Store-bought extracts can be quite costly, especially if you’re using them as regularly as I do—primarily vanilla, a 2-oz bottle can run close to $5.00. The DIY cost per ounce comes in @.70 cents. Most store-bought extracts are distillations containing alcohol. While it’s a minimal amount that’s typically burned off during cooking and baking, I burn off as much as possible after the curing process. This technique also amps the flavor. These extracts are easy and fun to make and create beautiful gifts. Throughout the year, my kitchen counter resembles an apothecary’s shop with a procession of bottles displaying varying stages of infusions.
What you’ll need: Mason jars.
Madagascar is the preferred vanilla bean, but I’ve tried several suppliers and either they’re puny or dried out, or both. So I found a purveyor of Indonesian vanilla that has consistently delivered a quality product. When I was in Bali, I brought back a bundle of them packed in my suitcase. I recall their plump, beefy pods, and rich aroma that left its wonderful heady scent lingering on my clothes well after I arrived home.
You can usually get two infusions from one batch of beans. I use the third and final press for coffee extract. While most recipes call for vodka, personally, I prefer brandy for this extract. Use whichever you prefer.
- 5-vanilla beans
- 2-cups vodka, brandy, or bourbon
- With a sharp paring knife, split a seam down each pod.
- Using the blunt end of the knife, scrape the seeds and place in a Mason jar along with the pods.
- Add liquor and seal.
Within a few weeks, the infusion will turn from light amber to a dark rich hue. Place in a cool, dry spot or on the counter. Allow 6-8 weeks for curing. Shake bottle occasionally.
Strain extract and reserve pods for another batch.
You can use as-is, or follow the preparation below to burn off the alcohol.

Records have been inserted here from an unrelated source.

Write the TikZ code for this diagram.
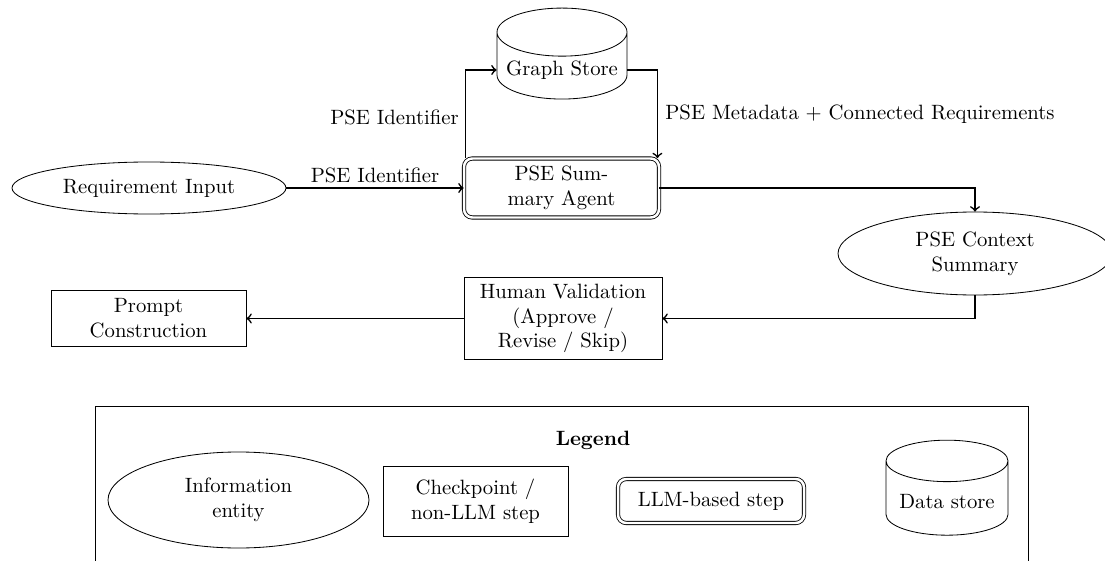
\documentclass[tikz,border=0pt]{standalone}
\usetikzlibrary{shapes.geometric}
\newdimen\pxu
\pxu=0.483pt
\begin{document}
\begin{tikzpicture}[x=0.483pt,y=-0.483pt,
  every node/.style={align=center, inner sep=2pt},
  entity/.style={draw, ellipse},
  checkbox/.style={draw, rectangle},
  llmbox/.style={draw, double, double distance=1.2pt, rounded corners=4pt, rectangle},
  store/.style={draw, cylinder, shape border rotate=90, aspect=0.4},
  conn/.style={->, thick}]
\useasboundingbox (0,0) rectangle (1105,561);
\clip (0,0) rectangle (1105,561);
% main flow
\node[store, minimum width=130\pxu, minimum height=87\pxu] (gs) at (562,70) {Graph Store};
\node[llmbox, minimum width=195\pxu, minimum height=59\pxu] (agent) at (561.5,188) {PSE Sum-\\mary Agent};
\node[entity, minimum width=274\pxu, minimum height=52\pxu] (req) at (149,188) {Requirement Input};
\node[entity, minimum width=274\pxu, minimum height=83\pxu] (ctx) at (975,253.5) {PSE Context\\Summary};
\node[checkbox, minimum width=198\pxu, minimum height=82\pxu] (hv) at (563,318.5) {Human Validation\\(Approve /\\Revise / Skip)};
\node[checkbox, minimum width=195\pxu, minimum height=56\pxu] (pc) at (148.5,318.5) {Prompt\\Construction};
% connectors
\draw[conn] (req.east) -- node[above] {PSE Identifier} (agent.west);
\draw[conn] ([xshift=2\pxu]agent.north west) |- node[pos=0.23, left, xshift=-2\pxu] {PSE Identifier} (gs.west);
\draw[conn] (gs.east) -| node[pos=0.75, right, xshift=3\pxu] {PSE Metadata $+$ Connected Requirements} ([xshift=-2\pxu]agent.north east);
\draw[conn] (agent.east) -| (ctx.north);
\draw[conn] (ctx.south) |- (hv.east);
\draw[conn] (hv.west) -- (pc.east);
% legend
\node[draw, rectangle, minimum width=933\pxu, minimum height=200\pxu, anchor=north west, inner sep=0pt] (legend) at (95,406) {};
\node[font=\bfseries] (legtitle) at (593,440) {Legend};
\node[entity, minimum width=261\pxu, minimum height=96\pxu] (l1) at (238.5,500) {Information\\entity};
\node[checkbox, minimum width=185\pxu, minimum height=70\pxu] (l2) at (475.5,501) {Checkpoint /\\non-LLM step};
\node[llmbox, minimum width=186\pxu, minimum height=44\pxu] (l3) at (711,501) {LLM-based step};
\node[store, minimum width=122\pxu, minimum height=95\pxu] (l4) at (947,502) {Data store};
\end{tikzpicture}
\end{document}
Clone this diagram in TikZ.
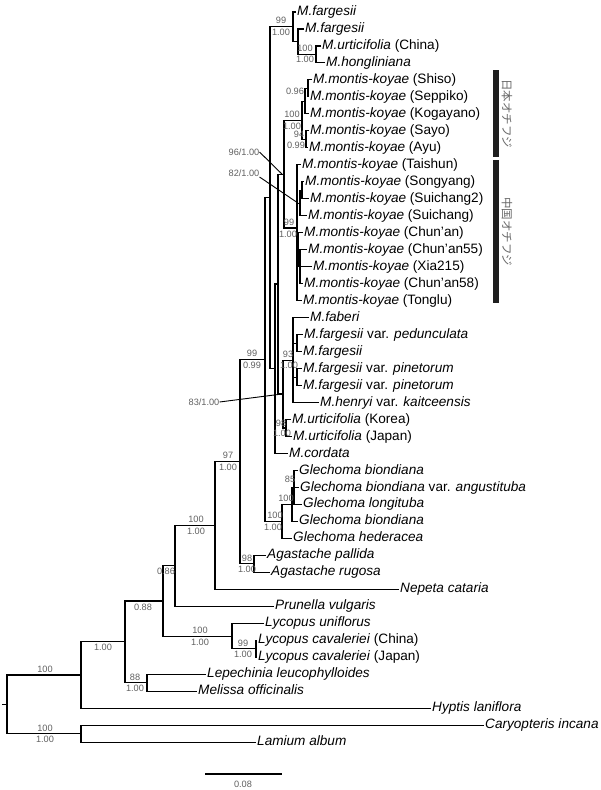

- Transfer extract to a saucepan.
- Simmer over medium heat for 10-20 minutes or until reduced by half.
- Let cool.
- Pour into a desired bottle and store at room temperature.
To provide a deeper, robust coffee flavor, use French roast beans. Again, most recipes call for vodka as the extracting agent, but I like how the cane sugar in the gold rum sweetens and gives the extract an added caramel essence. Adding vanilla subdues the inherent acidity of the coffee beans.
- 1/2-cup fresh whole French roast coffee beans.
- 2-cups vodka or gold rum
- 1-2 vanilla beans [optional]
- In pestle and mortar or coffee grinder, crack open beans and place in Mason jar.
- Add liquor of choice, vanilla, and seal.
- Let stand for 1-week, occasionally shaking to disperse coffee and vanilla flavor
- Strain and discard beans and vanilla.
- Transfer extract to a saucepan and simmer over medium heat until reduced by half, or for a more concentrated flavor, continue reducing until slightly syrupy
- Cool completely and transfer to a decorative bottle or Mason jar.
Whichever citrus you choose: orange, lemon, lime, grapefruit, the technique remains the same. If choosing to make an orange extract, I highly recommend using the zest of tangerines or tangelos for an intense orange flavor. Because citrus is a delicate flavor, I don’t burn off the alcohol for these extracts.
- 1-cup of zest
- In a Mason jar, cover zest with vodka and seal.
- Let cure for 2-weeks.
- Strain and discard zest.
- 2-cups fresh raspberries or blackberries
- 2-cups vodka
- Place berries in a Mason jar, pour in vodka and seal
- Let cure for 2-weeks
- Strain and discard berries
- Transfer to a saucepan and simmer for 10-20 minutes until reduced by half.